I am grateful to my hon. Friend the Minister for his reply and in particular his indication that, when the contracts for the fairground proprietors for the bank holiday fairs come to be renewed, the number of days on which they are allowed to leave their plant on the green could be reduced. That is the only concession that my hon. Friend has made so far.

On the craft fair, I ought perhaps to have given the Minister notice of my point that the shopkeepers were parking their cars on the green and that that ought to be stopped. Will my hon. Friend say whether he can have that matter looked at to see whether the practice can be curtailed, as it has been causing some annoyance? This year the craft fair was not completely removed on the day on which it ought to have been removed—whatever official letters flying to and fro may have said.

My hon. Friend the Minister referred to Henry VIII and the consumption of swans. I hope that he will not mention that when he comes to my constituency, although, on other grounds, he will be welcome in view of his very helpful planning decision against the construction of a Marks and Spencer shop in the riverside part of Twickenham earlier this year.
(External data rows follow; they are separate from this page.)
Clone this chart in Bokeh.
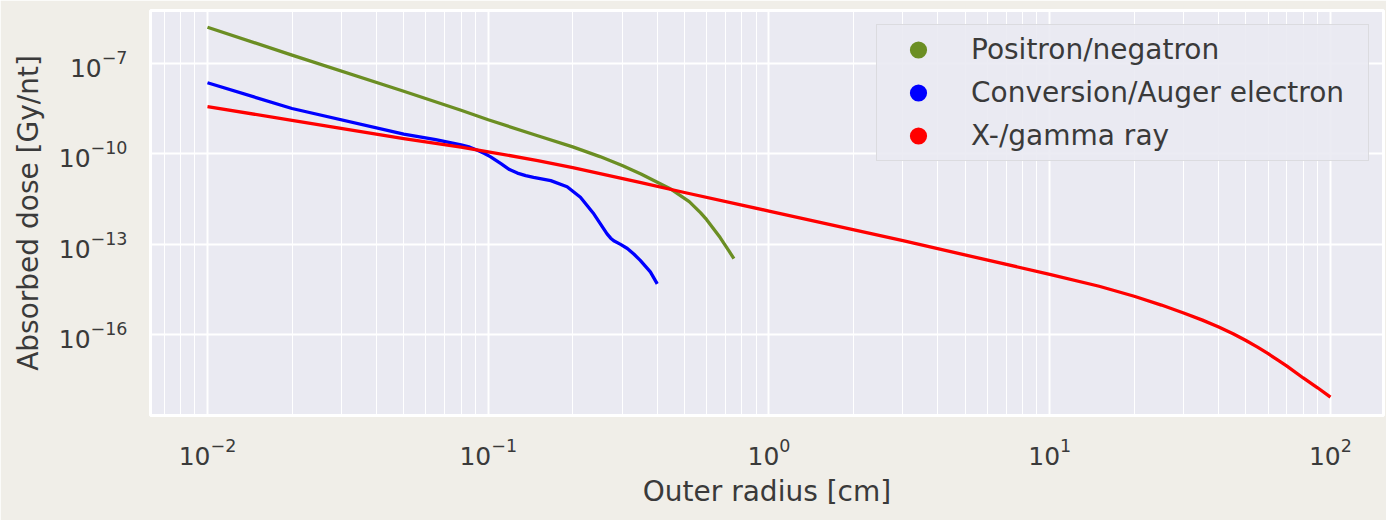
from bokeh.plotting import figure
from bokeh.models import (ColumnDataSource, Range1d, FixedTicker, LogTickFormatter,
                          Legend, LegendItem)
from bokeh.embed import file_html
from bokeh.resources import INLINE

# ---- data ----
positron_r = [0.01, 0.02, 0.05, 0.08, 0.1, 0.15, 0.2, 0.25, 0.3, 0.35, 0.45, 0.52, 0.57, 0.6,
              0.67, 0.72, 0.75]
positron_dose = [1.6e-6, 1.9e-7, 1.2e-8, 2.8e-9, 1.35e-9, 4.0e-10, 1.7e-10, 8.1e-11, 4.1e-11,
                 2.14e-11, 6.5e-12, 2.6e-12, 1.12e-12, 6.5e-13, 1.66e-13, 6.0e-14, 3.3e-14]

auger_r = [0.01, 0.02, 0.05, 0.065, 0.08, 0.086, 0.092, 0.097, 0.102, 0.111, 0.119, 0.127,
           0.136, 0.145, 0.167, 0.191, 0.213, 0.238, 0.265, 0.273, 0.28, 0.295, 0.313, 0.33,
           0.348, 0.378, 0.40]
auger_dose = [2.3e-8, 3.2e-9, 4.5e-10, 2.95e-10, 2.0e-10, 1.66e-10, 1.29e-10, 1.02e-10,
              7.9e-11, 4.7e-11, 3.0e-11, 2.3e-11, 1.9e-11, 1.66e-11, 1.29e-11, 8.1e-12,
              3.6e-12, 1.0e-12, 2.2e-13, 1.58e-13, 1.3e-13, 1.0e-13, 7.2e-14, 4.7e-14,
              2.9e-14, 1.2e-14, 4.8e-15]

xray_r = [0.01, 0.02, 0.05, 0.08, 0.1, 0.15, 0.2, 0.35, 0.5, 1.0, 3.0, 10, 15, 20, 25, 30,
          35, 40, 45, 50, 55, 60, 65, 70, 80, 90, 100]
xray_dose = [3.7e-9, 1.3e-9, 3.2e-10, 1.66e-10, 1.17e-10, 6.0e-11, 3.5e-11, 1.1e-11, 5.2e-12,
             1.26e-12, 1.3e-13, 1.0e-14, 4.0e-15, 1.86e-15, 9.5e-16, 5.2e-16, 3.0e-16,
             1.78e-16, 1.06e-16, 6.3e-17, 3.8e-17, 2.3e-17, 1.41e-17, 8.9e-18, 3.6e-18,
             1.7e-18, 8.3e-19]

labels = ["Positron/negatron", "Conversion/Auger electron", "X-/gamma ray"]
colors = ["#6B8E23", "#0000FF", "#FF0000"]

x_major = [1e-2, 1e-1, 1e0, 1e1, 1e2]
y_major = [1e-16, 1e-13, 1e-10, 1e-7]

FONT = "DejaVu Sans"
TXT = "#3a3a3a"

p = figure(width=1386, height=520, x_axis_type="log", y_axis_type="log",
           x_range=Range1d(10 ** -2.203, 10 ** 2.189),
           y_range=Range1d(10 ** -18.69, 10 ** -5.24),
           output_backend="svg", toolbar_location=None,
           min_border_left=150, min_border_right=3, min_border_top=10, min_border_bottom=105)

p.background_fill_color = "#EAEAF2"
p.border_fill_color = "#F0EEE8"
p.outline_line_color = "white"
p.outline_line_width = 3

# grids
p.xaxis.ticker = FixedTicker(ticks=x_major,
                             minor_ticks=[m * 10.0 ** e for e in range(-3, 3) for m in range(2, 10)])
p.yaxis.ticker = FixedTicker(ticks=y_major, minor_ticks=[])
p.xgrid.grid_line_color = "white"
p.xgrid.grid_line_width = 2
p.xgrid.minor_grid_line_color = "white"
p.xgrid.minor_grid_line_width = 1
p.ygrid.grid_line_color = "white"
p.ygrid.grid_line_width = 2

for ax in (p.xaxis[0], p.yaxis[0]):
    ax.formatter = LogTickFormatter()
    ax.axis_line_color = None
    ax.major_tick_line_color = None
    ax.minor_tick_line_color = None
    ax.major_label_text_font = FONT
    ax.major_label_text_font_size = "25px"
    ax.major_label_text_color = TXT
    ax.axis_label_text_font = FONT
    ax.axis_label_text_font_size = "28px"
    ax.axis_label_text_font_style = "normal"
    ax.axis_label_text_color = TXT

p.xaxis.axis_label = "Outer radius [cm]"
p.yaxis.axis_label = "Absorbed dose [Gy/nt]"
p.xaxis.major_label_standoff = 16
p.xaxis.axis_label_standoff = 7
p.yaxis.major_label_standoff = 17
p.yaxis.axis_label_standoff = 11

series = [(positron_r, positron_dose), (auger_r, auger_dose), (xray_r, xray_dose)]
items = []
for (xs, ys), lab, col in zip(series, labels, colors):
    src = ColumnDataSource(dict(x=xs, y=ys))
    p.line("x", "y", source=src, line_color=col, line_width=3.3, line_join="round")
    dot = p.scatter("x", "y", source=src, size=0, fill_color=col, line_color=None)
    items.append(LegendItem(label=lab, renderers=[dot]))

legend = Legend(items=items, location="top_right", margin=14)
legend.label_text_font = FONT
legend.label_text_font_size = "28px"
legend.label_text_color = TXT
legend.glyph_width = 76
legend.glyph_height = 43
legend.label_height = 43
legend.label_width = 394
legend.label_standoff = 15
legend.spacing = 0
legend.padding = 3
legend.background_fill_color = "#EAEAF2"
legend.background_fill_alpha = 0.9
legend.border_line_color = "#CCCCCC"
legend.border_line_width = 1.5
p.add_layout(legend, "center")

open("out.html", "w").write(file_html(p, INLINE))
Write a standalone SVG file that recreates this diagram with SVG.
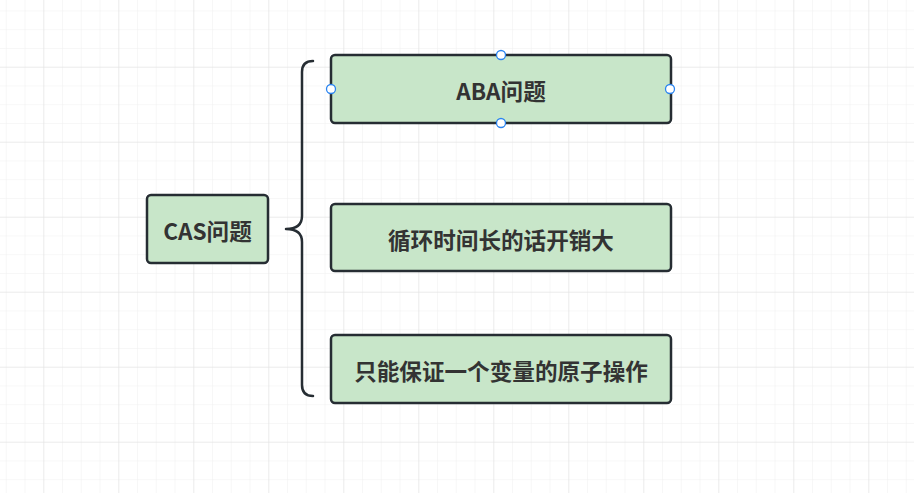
<svg xmlns="http://www.w3.org/2000/svg" width="914" height="493" viewBox="0 0 914 493">
<style>
.node{fill:#c8e6c9;stroke:#262d33;stroke-width:2.5}
.lbl{font-family:"Noto Sans CJK SC","Microsoft YaHei",sans-serif;font-weight:bold;font-size:22.6px;fill:#333333;text-anchor:middle;dominant-baseline:central}
.conn{fill:none;stroke:#262d33;stroke-width:2.5;stroke-linecap:round;stroke-linejoin:round}
.handle{fill:#ffffff;stroke:#2a84f0;stroke-width:1.3}
</style>
<defs>
<pattern id="minor" x="-31.7" y="-8.3" width="18.75" height="18.75" patternUnits="userSpaceOnUse">
<path d="M0,0 H18.75 M0,0 V18.75" fill="none" stroke="#efefef" stroke-width="1"/>
</pattern>
<pattern id="major" x="-31.7" y="-8.3" width="75" height="75" patternUnits="userSpaceOnUse">
<path d="M0,0 H75 M0,0 V75" fill="none" stroke="#e1e1e1" stroke-width="1"/>
</pattern>
</defs>
<rect width="914" height="493" fill="#ffffff"/>
<rect width="914" height="493" fill="url(#minor)"/>
<rect width="914" height="493" fill="url(#major)"/>
<g id="connectors">
<path class="conn" d="M313,61 Q302,61 302,72 L302,216 Q302,229 286,229 Q302,229 302,242 L302,385 Q302,396 313,396"/>
</g>
<g id="node-cas">
<rect class="node" x="147" y="195" width="121" height="68" rx="4"/>
<text class="lbl" x="207.5" y="230">CAS问题</text>
</g>
<g id="node-aba">
<rect class="node" x="331" y="55" width="340" height="68" rx="4"/>
<text class="lbl" x="501" y="90">ABA问题</text>
<circle class="handle" cx="501" cy="55" r="4.5"/>
<circle class="handle" cx="501" cy="123" r="4.5"/>
<circle class="handle" cx="331" cy="89" r="4.5"/>
<circle class="handle" cx="670" cy="89" r="4.5"/>
</g>
<g id="node-loop">
<rect class="node" x="331" y="204" width="340" height="67" rx="4"/>
<text class="lbl" x="501" y="239">循环时间长的话开销大</text>
</g>
<g id="node-atomic">
<rect class="node" x="331" y="335" width="340" height="68" rx="4"/>
<text class="lbl" x="501" y="370">只能保证一个变量的原子操作</text>
</g>
</svg>
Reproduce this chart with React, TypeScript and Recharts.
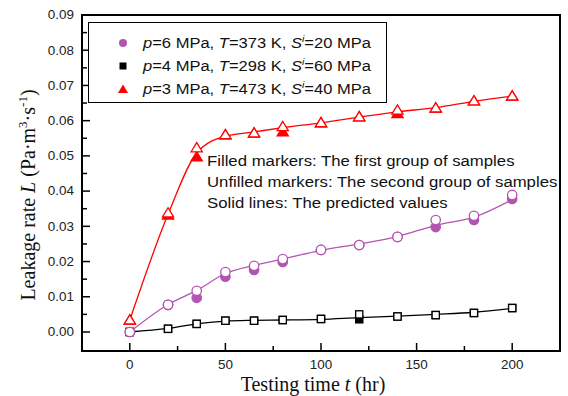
import React from 'react';
import { ComposedChart, Line, XAxis, YAxis, ReferenceArea, Legend, Customized, Label } from 'recharts';

// ---- data ----
const times = [0, 20, 35, 50, 65, 80, 100, 120, 140, 160, 180, 200];

const purpleFilled = [0, 0.0077, 0.0097, 0.0157, 0.0176, 0.0199, 0.0233, 0.0247, 0.027, 0.0298, 0.0318, 0.0378];
const purpleOpen = [0, 0.0077, 0.0117, 0.017, 0.0188, 0.0207, 0.0233, 0.0247, 0.027, 0.0318, 0.033, 0.0389];
const purplePred = [0, 0.0078, 0.0118, 0.0166, 0.0189, 0.0207, 0.0232, 0.025, 0.0271, 0.0303, 0.0326, 0.0376];

const blackFilled = [0, 0.0009, 0.0023, 0.0032, 0.0032, 0.0034, 0.0037, 0.0036, 0.0044, 0.0048, 0.0054, 0.0068];
const blackOpen = [0, 0.0009, 0.0023, 0.0032, 0.0032, 0.0034, 0.0037, 0.005, 0.0044, 0.0048, 0.0054, 0.0068];
const blackPred = [0, 0.001, 0.0023, 0.0031, 0.0033, 0.0034, 0.0036, 0.0041, 0.0045, 0.005, 0.0056, 0.0067];

const redFilled = [0.0034, 0.0332, 0.0497, 0.056, 0.0565, 0.0568, 0.0594, 0.0611, 0.062, 0.0636, 0.0656, 0.067];
const redOpen = [0.0034, 0.0338, 0.0523, 0.056, 0.0565, 0.0583, 0.0594, 0.0611, 0.063, 0.0636, 0.0656, 0.067];
const redPred = [0.0034, 0.0334, 0.0508, 0.0556, 0.0568, 0.058, 0.0594, 0.061, 0.0625, 0.0637, 0.0655, 0.067];

const xTicks = [0, 25, 50, 75, 100, 125, 150, 175, 200];
const yTicks = [0, 0.005, 0.01, 0.015, 0.02, 0.025, 0.03, 0.035, 0.04, 0.045, 0.05, 0.055, 0.06, 0.065, 0.07, 0.075, 0.08, 0.085, 0.09];
const X_DOMAIN = [-25, 225];
const Y_DOMAIN = [-0.0054, 0.09];

const legendP = ['6', '4', '3'];
const legendT = ['373', '298', '473'];
const legendS = ['20', '60', '40'];

const annotationLines = [
  'Filled markers: The first group of samples',
  'Unfilled markers: The second group of samples',
  'Solid lines: The predicted values',
];

// ---- styles ----
const PURPLE = '#B255B2';
const RED = '#FF0000';
const BLACK = '#000000';
const SANS = "'Liberation Sans', Arial, sans-serif";
const SERIF = "'Liberation Serif', 'Times New Roman', serif";

const tableData = times.map((t, i) => ({
  t,
  purpleFilled: purpleFilled[i],
  purpleOpen: purpleOpen[i],
  purplePred: purplePred[i],
  blackFilled: blackFilled[i],
  blackOpen: blackOpen[i],
  blackPred: blackPred[i],
  redFilled: redFilled[i],
  redOpen: redOpen[i],
  redPred: redPred[i],
}));

type Shape = 'circle' | 'square' | 'triangle';

const markerEl = (shape: Shape, cx: number, cy: number, color: string, filled: boolean, key?: string) => {
  const fill = filled ? color : '#ffffff';
  const sw = 1.3;
  if (shape === 'circle') {
    return <circle key={key} cx={cx} cy={cy} r={4.7} fill={fill} stroke={color} strokeWidth={sw} />;
  }
  if (shape === 'square') {
    return <rect key={key} x={cx - 3.6} y={cy - 3.6} width={7.2} height={7.2} fill={fill} stroke={color} strokeWidth={sw} />;
  }
  return (
    <polygon
      key={key}
      points={`${cx},${cy - 5.2} ${cx - 5.6},${cy + 4} ${cx + 5.6},${cy + 4}`}
      fill={fill}
      stroke={color}
      strokeWidth={sw}
    />
  );
};

const makeDot = (name: string, shape: Shape, color: string, filled: boolean) => (p: any) => {
  if (p == null || p.cx == null || p.cy == null) return <g key={`${name}-${p?.index}`} />;
  return markerEl(shape, p.cx, p.cy, color, filled, `${name}-${p.index}`);
};

const XTick = (props: any) => {
  const { x, y, payload } = props;
  const v = payload.value;
  const major = v % 50 === 0;
  return (
    <g>
      <line x1={x} x2={x} y1={y} y2={y - (major ? 8 : 5)} stroke="#000" strokeWidth={1.5} />
      {major && (
        <text
          transform={`translate(${x},${y + 17.5}) scale(1.12,1)`}
          textAnchor="middle"
          fontSize={12}
          fill="#222"
          fontFamily={SANS}
        >
          {v}
        </text>
      )}
    </g>
  );
};

const YTick = (props: any) => {
  const { x, y, payload } = props;
  const v = payload.value;
  const major = Math.round(v * 1000) % 10 === 0;
  return (
    <g>
      <line x1={x} x2={x + (major ? 8 : 5)} y1={y} y2={y} stroke="#000" strokeWidth={1.5} />
      {major && (
        <text
          transform={`translate(${x - 8},${y + 4.3}) scale(1.12,1)`}
          textAnchor="end"
          fontSize={12}
          fill="#222"
          fontFamily={SANS}
        >
          {v.toFixed(2)}
        </text>
      )}
    </g>
  );
};

const YLabel = () => (
  <text transform="translate(35,195) rotate(-90)" textAnchor="middle" fontFamily={SERIF} fontSize={20} fill="#111">
    <tspan>Leakage rate </tspan>
    <tspan fontStyle="italic">L</tspan>
    <tspan> (Pa·m</tspan>
    <tspan fontSize={13} dy={-8}>3</tspan>
    <tspan dy={8}>·s</tspan>
    <tspan fontSize={13} dy={-8}>-1</tspan>
    <tspan dy={8}>)</tspan>
  </text>
);

const XLabel = () => (
  <text x={313} y={391} textAnchor="middle" fontFamily={SERIF} fontSize={20} fill="#111">
    <tspan>Testing time </tspan>
    <tspan fontStyle="italic">t</tspan>
    <tspan> (hr)</tspan>
  </text>
);

const Annotation = () => (
  <g fontFamily={SANS} fontSize={15.5} fill="#111">
    {annotationLines.map((line, i) => (
      <text key={i} transform={`translate(207,${166 + i * 21}) scale(1.08,1)`}>
        {line}
      </text>
    ))}
  </g>
);

const legendShapes: Shape[] = ['circle', 'square', 'triangle'];
const legendColors = [PURPLE, BLACK, RED];

const LegendBox = () => (
  <div
    style={{
      position: 'relative',
      width: 299,
      height: 81,
      boxSizing: 'border-box',
      border: '1.5px solid #000',
      background: '#fff',
      fontFamily: SANS,
      fontSize: 14,
      color: '#111',
    }}
  >
    {legendP.map((p, i) => {
      const cy = 20 + i * 23;
      return (
        <React.Fragment key={i}>
          <svg style={{ position: 'absolute', left: 26, top: cy - 8 }} width={16} height={16}>
            {legendShapes[i] === 'circle' && <circle cx={8} cy={8} r={4} fill={legendColors[i]} />}
            {legendShapes[i] === 'square' && <rect x={4.5} y={4.5} width={7} height={7} fill={legendColors[i]} />}
            {legendShapes[i] === 'triangle' && <polygon points="8,3.5 3,12 13,12" fill={legendColors[i]} />}
          </svg>
          <div
            style={{
              position: 'absolute',
              left: 54,
              top: cy - 10,
              height: 20,
              lineHeight: '20px',
              whiteSpace: 'nowrap',
              transform: 'scaleX(1.18)',
              transformOrigin: 'left center',
            }}
          >
            <i>p</i>={p} MPa, <i>T</i>={legendT[i]} K, <i>S</i>
            <span style={{ fontSize: 9, fontStyle: 'italic', position: 'relative', top: -6 }}>i</span>={legendS[i]} MPa
          </div>
        </React.Fragment>
      );
    })}
  </div>
);

export default function App() {
  return (
    <div style={{ position: 'absolute', left: 0, top: 0 }}>
      <ComposedChart
        width={568}
        height={396}
        data={tableData}
        margin={{ top: 15, right: 8, bottom: 0, left: 0 }}
        style={{ background: '#fff' }}
      >
        <XAxis
          type="number"
          dataKey="t"
          domain={X_DOMAIN}
          allowDataOverflow
          ticks={xTicks}
          interval={0}
          tickLine={false}
          tickSize={0}
          tickMargin={0}
          axisLine={{ stroke: '#000', strokeWidth: 2 }}
          height={45}
          tick={<XTick />}
        >
          <Label content={<XLabel />} />
        </XAxis>
        <YAxis
          type="number"
          domain={Y_DOMAIN}
          allowDataOverflow
          ticks={yTicks}
          interval={0}
          tickLine={false}
          tickSize={0}
          tickMargin={0}
          axisLine={{ stroke: '#000', strokeWidth: 2 }}
          width={82}
          tick={<YTick />}
        >
          <Label content={<YLabel />} />
        </YAxis>
        <ReferenceArea
          x1={X_DOMAIN[0]}
          x2={X_DOMAIN[1]}
          y1={Y_DOMAIN[0]}
          y2={Y_DOMAIN[1]}
          fill="none"
          stroke="#000"
          strokeWidth={2}
        />
        <Legend
          layout="vertical"
          align="center"
          verticalAlign="middle"
          content={<LegendBox />}
          wrapperStyle={{ position: 'absolute', left: 88, top: 22, width: 299, height: 81 }}
        />

        <Line dataKey="blackPred" type="monotone" stroke={BLACK} strokeWidth={1.3} dot={false} activeDot={false} isAnimationActive={false} legendType="none" />
        <Line dataKey="redPred" type="monotone" stroke={RED} strokeWidth={1.3} dot={false} activeDot={false} isAnimationActive={false} legendType="none" />
        <Line dataKey="purplePred" type="monotone" stroke={PURPLE} strokeWidth={1.3} dot={false} activeDot={false} isAnimationActive={false} legendType="none" />

        <Line dataKey="blackFilled" stroke="none" dot={makeDot('bf', 'square', BLACK, true)} activeDot={false} isAnimationActive={false} legendType="none" />
        <Line dataKey="blackOpen" stroke="none" dot={makeDot('bo', 'square', BLACK, false)} activeDot={false} isAnimationActive={false} legendType="none" />
        <Line dataKey="redFilled" stroke="none" dot={makeDot('rf', 'triangle', RED, true)} activeDot={false} isAnimationActive={false} legendType="none" />
        <Line dataKey="redOpen" stroke="none" dot={makeDot('ro', 'triangle', RED, false)} activeDot={false} isAnimationActive={false} legendType="none" />
        <Line dataKey="purpleFilled" stroke="none" dot={makeDot('pf', 'circle', PURPLE, true)} activeDot={false} isAnimationActive={false} legendType="none" />
        <Line dataKey="purpleOpen" stroke="none" dot={makeDot('po', 'circle', PURPLE, false)} activeDot={false} isAnimationActive={false} legendType="none" />

        <Customized component={<Annotation />} />
      </ComposedChart>
    </div>
  );
}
I hope that he will keep quiet on the subject of the consumption of swans, which are highly valued along the River Thames and which my constituents do not want to be eaten on Christmas day or any other day of the year.

Before I adjourn the House for Christmas, I wish, on my account and on behalf of my Deputies, to express my warm thanks to the Officers and Staff of the House who serve us in such a devoted way throughout the year. To the hon. Member for Twickenham (Mr. Jessel), to the Minister and to the Whip, the hon. Member for Tatton (Mr. Hamilton), I express my warm thanks for their good wishes to me, which I return in full measure. I wish them and all Members of the House a very happy Christmas.

Question put and agreed to.

Adjourned accordingly at Three o'clock, till Monday 13 January 1992, pursuant to the Resolution of the House of 12 December.